- TASK PROMPT
For the entries that follow, tally the lines holding the string "this". Give the total and nothing else.

- EXERCISE MATERIALS
──────────
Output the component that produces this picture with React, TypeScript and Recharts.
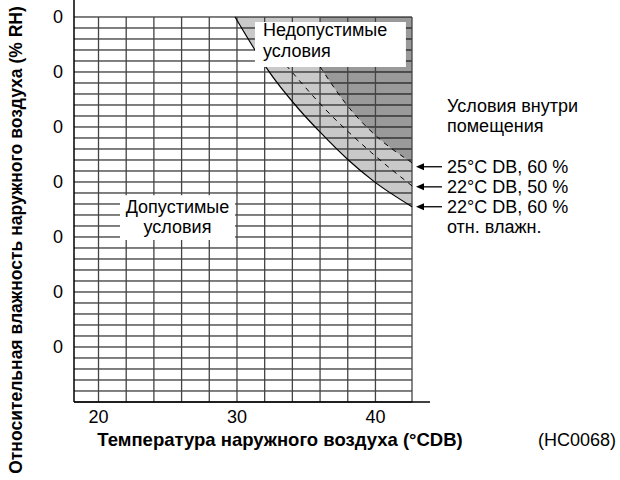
import {
  ComposedChart,
  XAxis,
  YAxis,
  Area,
  Line,
  ReferenceLine,
  ReferenceArea,
  ReferenceDot,
  Label,
} from "recharts";

// outdoor temperature (°C DB) / outdoor humidity (% RH) limits per indoor condition
const temps22at60 = [29.86, 31.3, 32.14, 34.55, 35.99, 38.04, 39.84, 42.64];
const rh22at60 = [100, 94, 90.7, 83.0, 79.1, 74, 70.2, 65.5];

const temps22at50 = [32.6, 33.95, 36.35, 39.73, 42.64];
const rh22at50 = [94, 90.05, 83.3, 75.3, 69.3];

const temps25at60 = [35.99, 38.16, 39.82, 42.64];
const rh25at60 = [91, 83.3, 78.9, 73.5];

const xTicks = [20, 30, 40];
const yTicks = [40, 50, 60, 70, 80, 90, 100];
const yTickLabels = ["0", "0", "0", "0", "0", "0", "0"];

const indoorLabels = ["25°C DB, 60 %", "22°C DB, 50 %", "22°C DB, 60 %"];

const X_MIN = 18.23;
const X_MAX = 43.94;
const GRID_RIGHT = 42.64;
const Y_MIN = 30;
const Y_TOP = 100;
const Y_MAX = 103.09;

const FONT = "'Liberation Sans', Arial, sans-serif";

const toPoints = (temps: number[], rh: number[]) =>
  temps.map((t, i) => ({ t, rh: rh[i], band: [rh[i], Y_TOP] }));

const curve22at60 = toPoints(temps22at60, rh22at60);
const curve22at50 = toPoints(temps22at50, rh22at50);
const curve25at60 = toPoints(temps25at60, rh25at60);

const hGrid: number[] = [];
for (let v = Y_MIN; v <= Y_TOP; v += 2) hGrid.push(v);
const vGrid = [20, 22, 24, 26, 28, 30, 32, 34, 36, 38, 40, GRID_RIGHT];

const ends = [
  { y: rh25at60[rh25at60.length - 1], dy: 4 },
  { y: rh22at50[rh22at50.length - 1], dy: 1 },
  { y: rh22at60[rh22at60.length - 1], dy: 0 },
];

const textStyle = { fontFamily: FONT, fontSize: 18, fill: "#000" };

const Arrow = (props: any, label: string, dy: number, idx: number) => {
  const { cx, cy } = props;
  const y = cy + dy;
  return (
    <g>
      <line x1={cx + 10} y1={y} x2={cx + 30} y2={y} stroke="#000" strokeWidth={1.3} />
      <polygon
        points={`${cx + 4},${y} ${cx + 12},${y - 3.5} ${cx + 12},${y + 3.5}`}
        fill="#000"
      />
      <text x={cx + 35} y={y + 6} {...textStyle}>
        {label}
      </text>
      {idx === 0 && (
        <>
          <text x={cx + 35} y={y - 55} {...textStyle}>
            Условия внутри
          </text>
          <text x={cx + 35} y={y - 34.5} {...textStyle}>
            помещения
          </text>
        </>
      )}
      {idx === 2 && (
        <text x={cx + 35} y={y + 26.5} {...textStyle}>
          отн. влажн.
        </text>
      )}
    </g>
  );
};

export default function App() {
  return (
    <div style={{ position: "absolute", left: 0, top: 0, background: "#fff" }}>
      <ComposedChart
        width={620}
        height={480}
        margin={{ top: 0, right: 190, bottom: 0, left: 0 }}
        style={{ fontFamily: FONT }}
      >
        <XAxis
          type="number"
          dataKey="t"
          domain={[X_MIN, X_MAX]}
          ticks={xTicks}
          allowDataOverflow
          tickLine={false}
          axisLine={{ stroke: "#000", strokeWidth: 1.5 }}
          tick={{ ...textStyle }}
          height={78}
        >
          <Label
            content={(p: any) => {
              const vb = p.viewBox;
              return (
                <g>
                  <text
                    x={vb.x + 206}
                    y={vb.y + 44}
                    textAnchor="middle"
                    {...textStyle}
                    fontSize={18.5}
                    fontWeight="bold"
                  >
                    Температура наружного воздуха (°CDB)
                  </text>
                  <text x={vb.x + 503} y={vb.y + 44} textAnchor="middle" {...textStyle}>
                    (HC0068)
                  </text>
                </g>
              );
            }}
          />
        </XAxis>
        <YAxis
          type="number"
          domain={[Y_MIN, Y_MAX]}
          ticks={yTicks}
          tickFormatter={(_v: number, i: number) => yTickLabels[i]}
          allowDataOverflow
          tickLine={false}
          tickMargin={5}
          axisLine={{ stroke: "#000", strokeWidth: 1.5 }}
          tick={{ ...textStyle }}
          width={74}
        >
          <Label
            content={(p: any) => {
              const vb = p.viewBox;
              return (
                <text
                  transform={`translate(${vb.x + 22},${vb.y + vb.height / 2 + 39}) rotate(-90)`}
                  textAnchor="middle"
                  {...textStyle}
                  fontSize={17.5}
                  fontWeight="bold"
                >
                  Относительная влажность наружного воздуха (% RH)
                </text>
              );
            }}
          />
        </YAxis>

        {/* forbidden zones */}
        <Area
          data={curve22at60}
          dataKey="band"
          type="monotone"
          stroke="none"
          fill="#c9c9c9"
          fillOpacity={1}
          isAnimationActive={false}
          zIndex={100}
        />
        <Area
          data={curve25at60}
          dataKey="band"
          type="monotone"
          stroke="none"
          fill="#9a9a9a"
          fillOpacity={1}
          isAnimationActive={false}
          zIndex={110}
        />

        {hGrid.map((v) => (
          <ReferenceLine
            key={`h${v}`}
            segment={[
              { x: X_MIN, y: v },
              { x: GRID_RIGHT, y: v },
            ]}
            stroke="#000"
            strokeWidth={1}
            zIndex={150}
          />
        ))}
        {vGrid.map((v) => (
          <ReferenceLine
            key={`v${v}`}
            segment={[
              { x: v, y: Y_MIN },
              { x: v, y: Y_TOP },
            ]}
            stroke="#444"
            strokeWidth={1.3}
            zIndex={150}
          />
        ))}

        <Line
          data={curve22at60}
          dataKey="rh"
          type="monotone"
          stroke="#000"
          strokeWidth={1.2}
          dot={false}
          isAnimationActive={false}
          zIndex={400}
        />
        <Line
          data={curve22at50}
          dataKey="rh"
          type="monotone"
          stroke="#000"
          strokeWidth={1}
          strokeDasharray="5 5"
          dot={false}
          isAnimationActive={false}
          zIndex={400}
        />
        <Line
          data={curve25at60}
          dataKey="rh"
          type="monotone"
          stroke="#000"
          strokeWidth={1}
          strokeDasharray="5 5"
          dot={false}
          isAnimationActive={false}
          zIndex={400}
        />

        <ReferenceArea
          x1={31.3}
          x2={42.2}
          y1={90.9}
          y2={99.1}
          fill="#fff"
          fillOpacity={1}
          stroke="none"
          ifOverflow="visible"
          zIndex={450}
        >
          <Label
            content={(p: any) => {
              const vb = p.viewBox;
              return (
                <g>
                  <text x={vb.x + 8} y={vb.y + 14.5} {...textStyle}>
                    Недопустимые
                  </text>
                  <text x={vb.x + 8} y={vb.y + 35} {...textStyle}>
                    условия
                  </text>
                </g>
              );
            }}
          />
        </ReferenceArea>
        <ReferenceArea
          x1={21.55}
          x2={29.86}
          y1={59.45}
          y2={67.6}
          fill="#fff"
          fillOpacity={1}
          stroke="none"
          ifOverflow="visible"
          zIndex={450}
        >
          <Label
            content={(p: any) => {
              const vb = p.viewBox;
              const cx = vb.x + vb.width / 2;
              return (
                <g>
                  <text x={cx} y={vb.y + 18} textAnchor="middle" {...textStyle}>
                    Допустимые
                  </text>
                  <text x={cx} y={vb.y + 38} textAnchor="middle" {...textStyle}>
                    условия
                  </text>
                </g>
              );
            }}
          />
        </ReferenceArea>

        {ends.map((e, i) => (
          <ReferenceDot
            key={indoorLabels[i]}
            x={GRID_RIGHT}
            y={e.y}
            ifOverflow="visible"
            shape={(p: any) => Arrow(p, indoorLabels[i], e.dy, i)}
            zIndex={600}
          />
        ))}
      </ComposedChart>
    </div>
  );
}
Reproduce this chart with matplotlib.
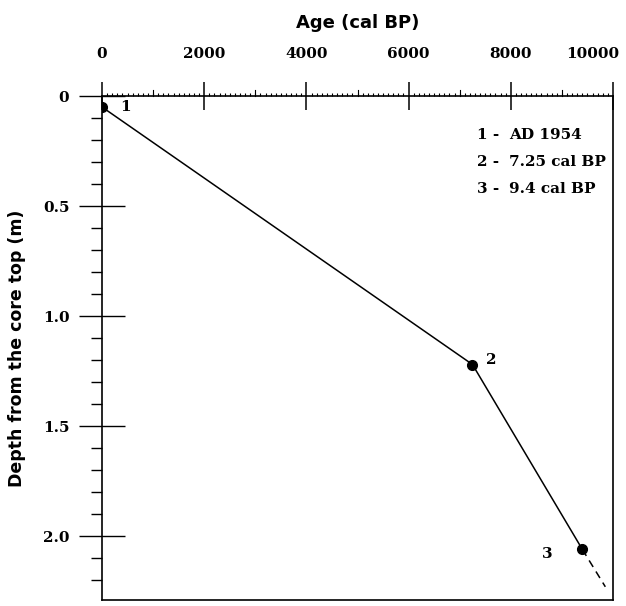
──────────
- EXERCISE RESPONSE
2